Jean-Adrien Guignet was a Orientalist that developed his art during the Romantic Era. His works focused on Oriental culture, specifically Egyptian architecture and landscapes. I analyzed his work, Afterglow on the Banks of the Nile and this inspired my contemporary pieces. This piece was made up of a large sunset that took up the majority of the space, and featured some shadowed ruins and plants in the middle ground.
I took this same layout, with the sky taking up the majority of the painting, and made my own landscape. I used an iconic symbol, the pyramids, as my focal point, and accented them with very small people and a palm tree. I chose to create two pieces so that I had contrast to the bold sunset.
I began with this sunset piece, mimicking the "afterglow" from Jean Adrien's painting. I found different shades of construction paper to evenly layer and then used the rule of thirds to place my pyramid. I cut out a man on a camel and gave him a buddy. This gives a size reference for the pyramid. The colors in the piece give it an ethereal and peaceful feel similarly to the other artworks made during the time of the Orientalists.
I proceeded to make this second piece, having it set around high noon to contrast the first piece's darker atmosphere. I enjoyed the geometric aspect of the color strips in my first piece and wanted to use this again.
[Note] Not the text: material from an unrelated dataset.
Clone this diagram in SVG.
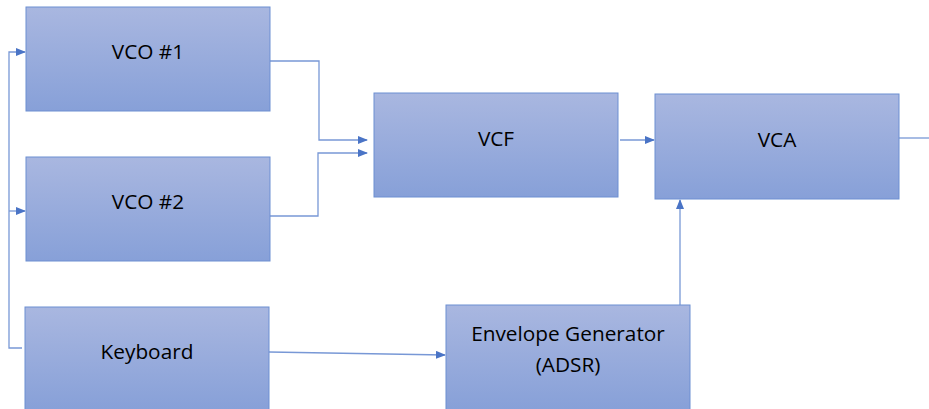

I cut out large strips of yellow paper to act as rays of sunlight spanning across the sky. This piece appears more positive and joyful than the first piece due to its bright colors.
Both pieces have a different eye path and focal point. The focal point of the first piece is the dark pyramid because it contrast with the bright colors in the sunset. My eye then travels to the two small men and then up the colors in the sky. The focal point of the second piece is the sun because of how bright it is. My eyes follow the rays down the pyramid and then to the palm tree.
Both pieces are made to mimic the Oriental style that was painted during the early 19th century. The pieces that were painted in this era depicted the beauty of those countries in the Orient. European's were intrigued by these new lands and wanted to see more. For them, the east represented their desires and the luxuries that they could not have. I made my pieces to have the same fake, dream like quality that the orientalist put into their paintings. Construction paper was a much harder medium to use than I thought it would be. It made my pieces geometrical and almost cartoon like, which I actually enjoyed greatly. This contrasts all the blending done in Jean Adrien's pieces, as well as the many other paintings created during the Orientalist movement.